Labors of love bear fruit, vegetables, grains

AGNEW — It’s obvious why they’re here.

Christy and Kelly Johnston love farming — and each other.

The couple’s six-year-old farm is one of the stops on Saturday’s tour de fields, aka the 10th annual Harvest Celebration.

The Johnstons’ 7.5 acres are, in a word, dazzling.

Scarlet-skinned apples bend every slender branch on every tree.

Surrounding them are vines loaded with fragrant Chanterais melons, snow peas, blueberries and 30 kinds of tomatoes.

Alongside those sweets are the potatoes — not as glamorous, but with evocative names. Inca gold, butterfinger, Peruvian purple are among three dozen varieties thriving under Johnston Farm’s surface.

Then come peaches, cherries, apricots, plums, black beans, amaranth, quinoa, oats, peanuts and poblano, jalapeno and habanero peppers.

And the kitchen garden, a spring-green plot dense with carrots, celery, beets and basil, occupies the farm’s west side.

Visitors to this farm, open from 10 a.m. to 6 p.m. year-round except January, might think rich soil made its hundreds of crops happen.

That would be incorrect.

The Johnstons’ composting, weeding and determination are what made the ground fertile.

In 2000, they started from scratch when they bought what was a clay-heavy hay field.

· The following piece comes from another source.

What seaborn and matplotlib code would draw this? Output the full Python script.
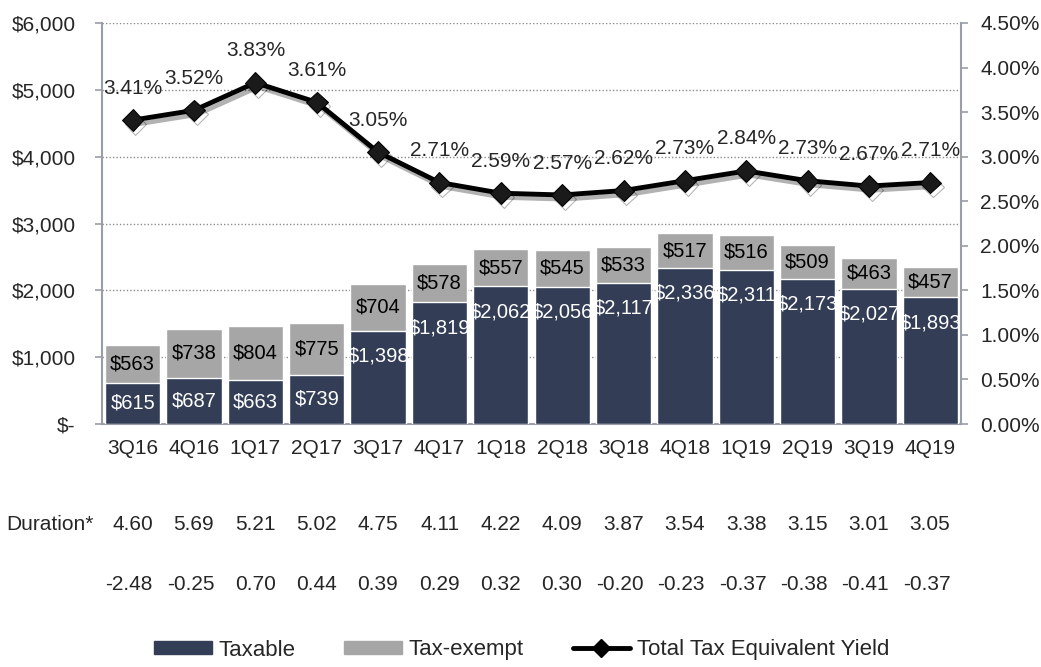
import matplotlib
matplotlib.use("Agg")
import matplotlib.pyplot as plt
import matplotlib.patheffects as pe
import matplotlib.transforms as mt
from matplotlib.lines import Line2D
from matplotlib.patches import Patch
from matplotlib.ticker import FuncFormatter, MultipleLocator
import numpy as np
import seaborn as sns

quarters = ["3Q16", "4Q16", "1Q17", "2Q17", "3Q17", "4Q17", "1Q18",
            "2Q18", "3Q18", "4Q18", "1Q19", "2Q19", "3Q19", "4Q19"]
taxable = [615, 687, 663, 739, 1398, 1819, 2062, 2056, 2117, 2336, 2311, 2173, 2027, 1893]
tax_exempt = [563, 738, 804, 775, 704, 578, 557, 545, 533, 517, 516, 509, 463, 457]
yield_pct = [3.41, 3.52, 3.83, 3.61, 3.05, 2.71, 2.59, 2.57, 2.62, 2.73, 2.84, 2.73, 2.67, 2.71]
duration = ["4.60", "5.69", "5.21", "5.02", "4.75", "4.11", "4.22",
            "4.09", "3.87", "3.54", "3.38", "3.15", "3.01", "3.05"]
row2 = ["-2.48", "-0.25", "0.70", "0.44", "0.39", "0.29", "0.32",
        "0.30", "-0.20", "-0.23", "-0.37", "-0.38", "-0.41", "-0.37"]

NAVY = "#333e56"
GREY = "#a6a6a6"
AXC = "#9a9ea6"

sns.set_style("white")
plt.rcParams["font.family"] = ["Liberation Sans", "DejaVu Sans"]

fig = plt.figure(figsize=(10.41, 6.67), dpi=100)
ax = fig.add_axes([102 / 1041, 1 - 424 / 667, 859 / 1041, 401 / 667])

total = [a + b for a, b in zip(taxable, tax_exempt)]
x = np.arange(len(quarters))

sns.barplot(x=quarters, y=total, color=GREY, saturation=1, width=0.9, ax=ax, zorder=2)
sns.barplot(x=quarters, y=taxable, color=NAVY, saturation=1, width=0.9, ax=ax, zorder=3)

for i, (t, e) in enumerate(zip(taxable, tax_exempt)):
    ty = max(t / 2, t - 380)
    ax.text(i, ty, f"${t:,}", color="white", ha="center", va="center", fontsize=14.5, zorder=5)
    ax.text(i, t + e / 2, f"${e:,}", color="black", ha="center", va="center", fontsize=14.5, zorder=5)

ax.set_ylim(0, 6000)
ax.set_xlim(-0.5, len(quarters) - 0.5)
ax.yaxis.set_major_locator(MultipleLocator(1000))
ax.yaxis.set_major_formatter(FuncFormatter(lambda v, p: "$-" if v == 0 else f"${v:,.0f}"))
for g in range(1000, 6001, 1000):
    ax.axhline(g, color="#8c8c8c", lw=1, ls=(0, (1, 1.5)), zorder=1)

ax.set_xticks(x)
ax.set_xticks(np.arange(-0.5, len(quarters)), minor=True)
ax.tick_params(axis="x", which="major", length=0, pad=11, labelsize=15)
ax.tick_params(axis="x", which="minor", length=5, color=AXC, width=1.2)
ax.tick_params(axis="y", length=5, color=AXC, width=1.2, pad=14, labelsize=15, left=True)
ax.set_xlabel("")
ax.set_ylabel("")
for s in ["top", "right"]:
    ax.spines[s].set_visible(False)
for s in ["left", "bottom"]:
    ax.spines[s].set_color(AXC)
    ax.spines[s].set_linewidth(1.5)

# yield line on the right axis
ax2 = ax.twinx()
sns.lineplot(x=x, y=yield_pct, ax=ax2, color="black", lw=3.5, marker="D",
             markersize=11, markerfacecolor="#1a1a1a", markeredgecolor="black", zorder=6,
             path_effects=[pe.SimpleLineShadow(offset=(2, -3), alpha=0.3), pe.Normal()],
             legend=False)
for i, v in enumerate(yield_pct):
    ax2.annotate(f"{v:.2f}%", (i, v), xytext=(0, 23), textcoords="offset points",
                 ha="center", va="center", fontsize=15)
ax2.set_ylim(0, 4.5)
ax2.yaxis.set_major_locator(MultipleLocator(0.5))
ax2.yaxis.set_major_formatter(FuncFormatter(lambda v, p: f"{v:.2f}%"))
ax2.tick_params(axis="y", length=5, color=AXC, width=1.2, pad=9, labelsize=15, right=True)
ax2.set_ylabel("")
for s in ["top", "left", "bottom"]:
    ax2.spines[s].set_visible(False)
ax2.spines["right"].set_color(AXC)
ax2.spines["right"].set_linewidth(1.5)

# table rows under the chart
blend = mt.blended_transform_factory(ax.transData, fig.transFigure)
for i in range(len(quarters)):
    ax.annotate(duration[i], (i, 1 - 524 / 667), xycoords=blend, xytext=(14.5, 0),
                textcoords="offset points", ha="right", va="center", fontsize=15,
                annotation_clip=False)
    ax.annotate(row2[i], (i, 1 - 584 / 667), xycoords=blend, xytext=(14.5, 0),
                textcoords="offset points", ha="right", va="center", fontsize=15,
                annotation_clip=False)
fig.text(94 / 1041, 1 - 524 / 667, "Duration*", ha="right", va="center", fontsize=15)

handles = [Patch(color=NAVY, label="Taxable"),
           Patch(color=GREY, label="Tax-exempt"),
           Line2D([], [], color="black", lw=3.5, marker="D", markersize=9,
                  label="Total Tax Equivalent Yield")]
fig.legend(handles=handles, loc="center", bbox_to_anchor=(0.501, 1 - 650 / 667),
           ncol=3, frameon=False, fontsize=16, handlelength=2.6, handleheight=0.5,
           columnspacing=2.2, handletextpad=0.3)

fig.savefig("out.png", dpi=100)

Farming here “is a lot harder than you would think,” said Kelly, 47.

Then he chooses a different word for the farming life: “It’s challenging.”

“[But] He’s got the vision,” added Christy, 51.

The Johnstons have been married 17 years, and have two children, 10-year-old Nick and 14-year-old Sarah.

They farmed someone else’s land in the Edmonds area, and spent a decade searching for their own spot.

Today they say they’re still figuring out which fruits and vegetables people like — and what they will buy at organic-produce prices.

Walking with the couple among the rows, a visitor can’t help but notice the gentleness with which they treat each other.

And the fruits of their collaboration — and experimentation — beckon: watermelons, honey-scented flax, deep-violet eggplant, snap peas that squirt sugar onto the tongue.

But as Kelly said, none of this came easy.

Thistles and dandelions are relentless — Christy jokes that she’d like to host “you-pick weeding” — so the Johnstons are collecting compost and straw mulch.

“Our goal is to become self-sustaining,” Kelly said.